I don't have any good gif recording software but the metallic effect on armour that's actually metal (eg, Warrior Elite Kurzick) is very subtle and doesn't really show in a stationary screenshot, it's not a massive glare of light.
A satin polish rather than a mirror polish, but its more the result of low texture quality and basic reflection effects, rather than intent I think.

As an aside, I have Elite Kurzick Warrior Armor too, but like much of the other armor in GW1, I've always felt somewhat dissatisfied with it. The breastplate is entirely too busy, but I like the amber beaded arms/ lower legs as well as the helmet. Funny enough, I think the non-elite variant is just straight up better looking excluding the helmet. Just unfortunate that you can't really mix and match because of the emphasis on the silver parts on the elite helm rather than the black.
320px-Warrior_Kurzick_armor_m.jpg
My choice of armor in GW2 was the Dark Templar set (Dyed different than below). I actually like the mirror polish on that one.
320px-Dark_Templar_armor_human_male_front.jpg
 

SerratedBiz

Arcane
Joined
Mar 4, 2009
Messages
4,143
I use Elite Kurzick on my Warrior too :)

And that's the best looking Monk set on that screenshot above, I used it on my Mo as well :)

GW1 :)
 

Darth Roxor

Rattus Iratus
Staff Member
Joined
May 29, 2008
Messages
1,879,037
Location
Djibouti
Imagine using kurdick wammo armour with elite templar around.

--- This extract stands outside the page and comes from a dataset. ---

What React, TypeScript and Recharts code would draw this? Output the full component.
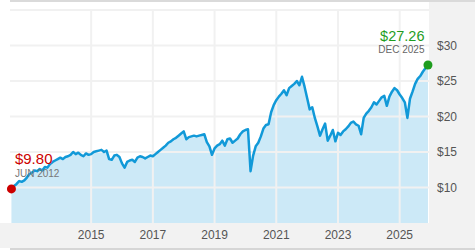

Warrior_Elite_Templar_armor_m.jpg


Best coloured red so your gauntlets can look like you're tearing dudes apart bare-handed.
 

Black

Arcane
Joined
May 8, 2007
Messages
1,873,126
Here's one cool build I discovered lately- https://gwpvx.fandom.com/wiki/Build:Me/R_Simple_Energy_Surge
I swapped Cry of Pain for Cry of Frustration and added Mistrust.
It's very brutal, I think you get more Esurges this way than with Arcane Echo + Esurge and Serpent's Quickness is very easy to maintain with Dwarven Stability. It doesn't have the downtime when AE runs out.
SQ + Fast casting lets you almost spam esurges, mistrusts and cofs but like most pve mesmer builds it needs a BIP battery to remain effective. Combined with a 40/40 set you can cast all your stuff quickly and often.